Eine deskriptive (beschreibende) Disziplin geht empirisch vor. Sie beobachtet Phänomene ihres Gegenstandsbereichs, beschreibt sie und versucht, die sie strukturierenden Prinzipien aufzudecken und darüber eine Theorie zu machen. Gesetze oder Regeln sind nicht vorgegeben, sondern werden durch Verallgemeinerung über den Beobachtungen festgestellt.

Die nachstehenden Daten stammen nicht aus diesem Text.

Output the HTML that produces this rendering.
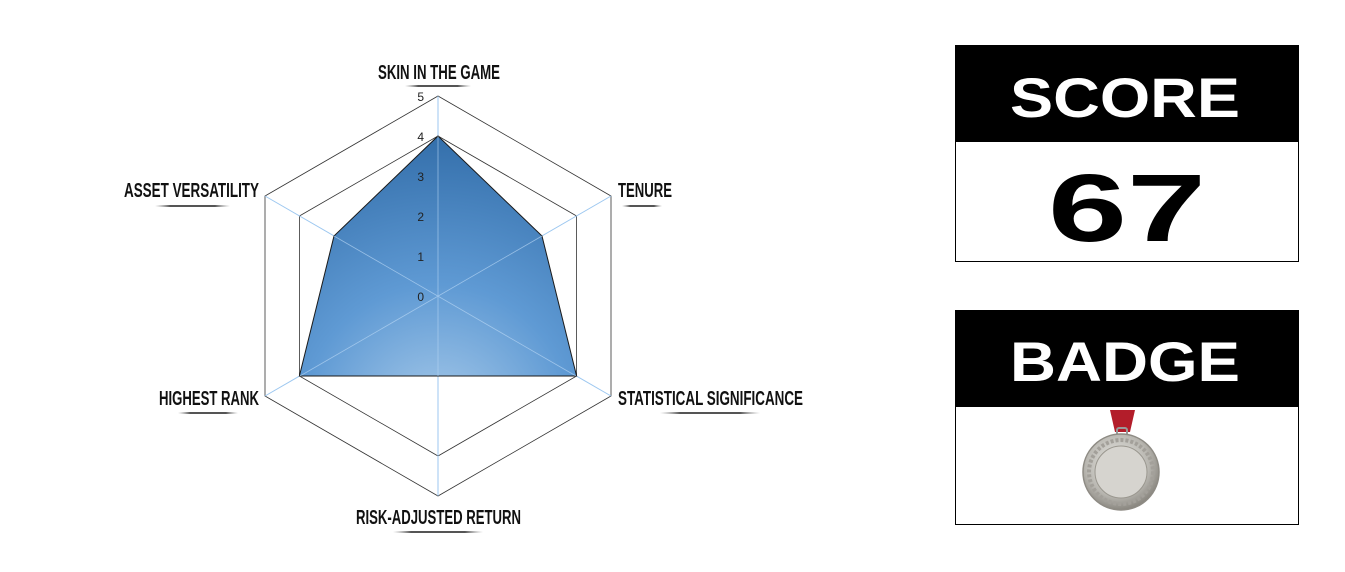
<!DOCTYPE html>
<html><head><meta charset="utf-8"><style>
html,body{margin:0;padding:0;background:#fff;width:1345px;height:572px;overflow:hidden}
.lbl{font-family:"Liberation Sans",sans-serif;font-weight:bold;font-size:20px;fill:#111}
.tk{font-family:"Liberation Sans",sans-serif;font-size:12px;fill:#222}
.big{font-family:"Liberation Sans",sans-serif;font-weight:bold}
</style></head><body>
<svg width="1345" height="572" viewBox="0 0 1345 572" xmlns="http://www.w3.org/2000/svg">
<defs>
<radialGradient id="g" cx="438" cy="420" r="300" gradientUnits="userSpaceOnUse">
<stop offset="0" stop-color="#a9cbea"/><stop offset="0.45" stop-color="#5f9ad4"/><stop offset="1" stop-color="#2f6aa6"/>
</radialGradient>
<linearGradient id="ul" x1="0" x2="1"><stop offset="0" stop-color="#999" stop-opacity="0"/><stop offset="0.2" stop-color="#555"/><stop offset="0.8" stop-color="#555"/><stop offset="1" stop-color="#999" stop-opacity="0"/></linearGradient>
<radialGradient id="med" cx="0.45" cy="0.4" r="0.6"><stop offset="0" stop-color="#eeeeea"/><stop offset="0.7" stop-color="#b8b6b0"/><stop offset="1" stop-color="#8a8780"/></radialGradient>
</defs>
<polygon points="438,96 611,196 611,396 438,496 265,396 265,196" fill="none" stroke="#333" stroke-width="0.8"/>
<polygon points="438,136 576.6,216 576.6,376 438,456 299.4,376 299.4,216" fill="none" stroke="#333" stroke-width="0.8"/>
<g stroke="#9cc7f0" stroke-width="1">
<line x1="438" y1="96" x2="438" y2="496"/>
<line x1="265" y1="196" x2="611" y2="396"/>
<line x1="611" y1="196" x2="265" y2="396"/>
</g>
<polygon points="438,136 542,236 576.6,376 438,376 299.4,376 334,236" fill="url(#g)" stroke="#1a1a1a" stroke-width="1"/>
<g stroke="#b7d6f4" stroke-width="0.8" opacity="0.7">
<line x1="438" y1="136" x2="438" y2="376"/>
<line x1="334" y1="236" x2="576" y2="376"/>
<line x1="542" y1="236" x2="300" y2="376"/>
</g>
<g class="tk" text-anchor="end">
<text x="424" y="101">5</text><text x="424" y="141">4</text><text x="424" y="181">3</text>
<text x="424" y="221">2</text><text x="424" y="261">1</text><text x="424" y="301">0</text>
</g>
<g class="lbl">
<text x="378" y="79" textLength="122" lengthAdjust="spacingAndGlyphs">SKIN IN THE GAME</text>
<text x="618" y="197" textLength="54" lengthAdjust="spacingAndGlyphs">TENURE</text>
<text x="124" y="197" textLength="135" lengthAdjust="spacingAndGlyphs">ASSET VERSATILITY</text>
<text x="159" y="405" textLength="100" lengthAdjust="spacingAndGlyphs">HIGHEST RANK</text>
<text x="618" y="405" textLength="185" lengthAdjust="spacingAndGlyphs">STATISTICAL SIGNIFICANCE</text>
<text x="356" y="524" textLength="165" lengthAdjust="spacingAndGlyphs">RISK-ADJUSTED RETURN</text>
</g>
<g fill="url(#ul)">
<rect x="405" y="85" width="66" height="2"/>
<rect x="622" y="205" width="40" height="2"/>
<rect x="155" y="205" width="75" height="2"/>
<rect x="178" y="412" width="60" height="2"/>
<rect x="660" y="412" width="100" height="2"/>
<rect x="393" y="531" width="90" height="2"/>
</g>
<rect x="955.5" y="45.5" width="343" height="216" fill="#fff" stroke="#000"/>
<rect x="955" y="45" width="344" height="97" fill="#000"/>
<text class="big" x="1010" y="117" font-size="56" fill="#fff" textLength="230" lengthAdjust="spacingAndGlyphs">SCORE</text>
<text class="big" x="1048" y="241" font-size="96" fill="#000" textLength="158" lengthAdjust="spacingAndGlyphs">67</text>
<rect x="955.5" y="310.5" width="343" height="214" fill="#fff" stroke="#000"/>
<rect x="955" y="310" width="344" height="97" fill="#000"/>
<text class="big" x="1010" y="381" font-size="56" fill="#fff" textLength="230" lengthAdjust="spacingAndGlyphs">BADGE</text>
<polygon points="1110,410 1135,410 1130,432 1115,432" fill="#b31d2a"/>
<rect x="1117" y="428" width="10" height="8" rx="2" fill="none" stroke="#999" stroke-width="2"/>
<circle cx="1121" cy="472" r="38" fill="url(#med)" stroke="#8e8b84" stroke-width="1.5"/>
<circle cx="1121" cy="472" r="32" fill="none" stroke="#a3a09a" stroke-width="4" stroke-dasharray="3 2"/>
<circle cx="1121" cy="472" r="26" fill="#d6d4cf" stroke="#9a978f"/>
</svg>
</body></html>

Eine normative (Normen setzende) oder präskriptive (vorschreibende) Disziplin geht von Gesetzen oder Regeln aus, die vorgegeben sind und in der Disziplin tradiert und gepflegt werden. Aufgabe der Disziplin ist es, Aspekte des Verhaltens von Menschen auf Basis der Gesetze zu normieren und Abweichungen davon zu korrigieren.
Disziplinen, die auf moralischen oder ästhetischen Werten basieren, gehen oft normativ vor, denn sie setzen sich zum Ziel, diese Werte zu erhalten. Auch Grammatik begann im Altertum als normative Disziplin. Wo immer Sprachen standardisiert worden sind, gibt es eine normative Grammatik, deren Aufgabe es ist, auf die Pflege des Standards zu achten. Im Abendland ist das seit etwa 2.200 Jahren die Schulgrammatik.

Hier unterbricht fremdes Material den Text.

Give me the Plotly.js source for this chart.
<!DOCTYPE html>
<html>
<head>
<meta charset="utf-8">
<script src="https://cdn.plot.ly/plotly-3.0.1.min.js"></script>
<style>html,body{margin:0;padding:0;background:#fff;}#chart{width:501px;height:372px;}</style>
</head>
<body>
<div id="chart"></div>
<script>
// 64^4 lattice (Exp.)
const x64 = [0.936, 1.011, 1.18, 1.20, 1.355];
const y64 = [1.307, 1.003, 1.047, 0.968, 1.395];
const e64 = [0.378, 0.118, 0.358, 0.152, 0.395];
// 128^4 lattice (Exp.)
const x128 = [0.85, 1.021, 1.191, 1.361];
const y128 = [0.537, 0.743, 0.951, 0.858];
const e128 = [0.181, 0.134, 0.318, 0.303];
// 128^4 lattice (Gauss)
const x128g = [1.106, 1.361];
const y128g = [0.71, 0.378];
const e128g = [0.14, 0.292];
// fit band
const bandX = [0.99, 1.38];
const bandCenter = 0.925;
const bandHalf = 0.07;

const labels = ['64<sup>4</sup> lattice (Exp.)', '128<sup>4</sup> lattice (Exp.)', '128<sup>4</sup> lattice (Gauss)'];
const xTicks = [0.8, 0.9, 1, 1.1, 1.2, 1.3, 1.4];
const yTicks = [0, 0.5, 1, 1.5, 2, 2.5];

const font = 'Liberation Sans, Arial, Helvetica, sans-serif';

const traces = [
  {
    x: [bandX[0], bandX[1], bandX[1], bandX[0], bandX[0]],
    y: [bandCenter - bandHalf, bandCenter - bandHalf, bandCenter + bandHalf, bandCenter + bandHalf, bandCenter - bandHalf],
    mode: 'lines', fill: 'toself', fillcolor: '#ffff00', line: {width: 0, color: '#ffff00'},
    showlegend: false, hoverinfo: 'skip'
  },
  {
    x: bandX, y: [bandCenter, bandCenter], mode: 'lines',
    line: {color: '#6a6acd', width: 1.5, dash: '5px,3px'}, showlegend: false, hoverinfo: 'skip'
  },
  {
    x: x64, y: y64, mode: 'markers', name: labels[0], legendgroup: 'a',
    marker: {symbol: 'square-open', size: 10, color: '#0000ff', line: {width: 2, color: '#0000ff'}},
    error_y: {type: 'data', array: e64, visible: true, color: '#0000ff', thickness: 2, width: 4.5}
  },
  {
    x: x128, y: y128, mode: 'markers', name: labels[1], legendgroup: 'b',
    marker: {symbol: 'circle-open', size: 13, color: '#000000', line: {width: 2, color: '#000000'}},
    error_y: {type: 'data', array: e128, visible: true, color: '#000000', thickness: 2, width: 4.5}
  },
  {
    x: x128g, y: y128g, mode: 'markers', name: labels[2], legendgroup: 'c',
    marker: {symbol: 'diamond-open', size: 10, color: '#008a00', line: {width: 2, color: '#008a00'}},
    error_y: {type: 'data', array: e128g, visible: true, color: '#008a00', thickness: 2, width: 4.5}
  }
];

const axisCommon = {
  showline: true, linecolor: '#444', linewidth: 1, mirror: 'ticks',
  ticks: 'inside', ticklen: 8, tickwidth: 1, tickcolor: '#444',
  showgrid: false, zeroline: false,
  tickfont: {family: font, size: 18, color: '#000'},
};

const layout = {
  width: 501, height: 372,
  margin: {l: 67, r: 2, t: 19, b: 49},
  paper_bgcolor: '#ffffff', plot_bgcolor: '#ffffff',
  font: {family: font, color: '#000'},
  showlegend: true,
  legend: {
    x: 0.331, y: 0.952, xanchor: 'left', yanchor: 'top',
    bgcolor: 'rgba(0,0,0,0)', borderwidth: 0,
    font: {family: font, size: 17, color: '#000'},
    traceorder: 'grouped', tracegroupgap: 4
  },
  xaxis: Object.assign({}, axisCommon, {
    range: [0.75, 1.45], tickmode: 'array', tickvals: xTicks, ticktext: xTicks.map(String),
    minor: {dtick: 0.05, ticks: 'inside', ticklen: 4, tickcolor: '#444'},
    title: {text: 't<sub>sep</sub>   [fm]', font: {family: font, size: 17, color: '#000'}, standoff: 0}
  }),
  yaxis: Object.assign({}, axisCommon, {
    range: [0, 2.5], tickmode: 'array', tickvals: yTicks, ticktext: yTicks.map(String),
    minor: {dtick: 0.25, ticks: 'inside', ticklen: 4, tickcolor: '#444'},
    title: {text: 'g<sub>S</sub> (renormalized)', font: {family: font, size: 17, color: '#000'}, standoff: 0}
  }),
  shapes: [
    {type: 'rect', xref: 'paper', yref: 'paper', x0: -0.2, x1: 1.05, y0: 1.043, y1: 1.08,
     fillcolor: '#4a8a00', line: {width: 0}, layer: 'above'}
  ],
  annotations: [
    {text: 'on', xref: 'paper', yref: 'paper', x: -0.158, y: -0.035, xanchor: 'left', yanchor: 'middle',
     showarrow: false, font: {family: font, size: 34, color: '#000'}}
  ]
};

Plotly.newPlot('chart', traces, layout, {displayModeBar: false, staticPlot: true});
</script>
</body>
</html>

Insoweit Linguistik eine empirische Wissenschaft ist, geht sie deskriptiv, nicht normativ vor. Es gilt, tatsächlich vorkommende (mündliche oder schriftliche) Äußerungen aufzunehmen, zu analysieren und die ihnen zugrundeliegenden sprachlichen Prinzipien, insbesondere die grammatischen Kategorien und Regeln aufzudecken. Diese sind also nicht vorher bekannt, sondern werden festgestellt.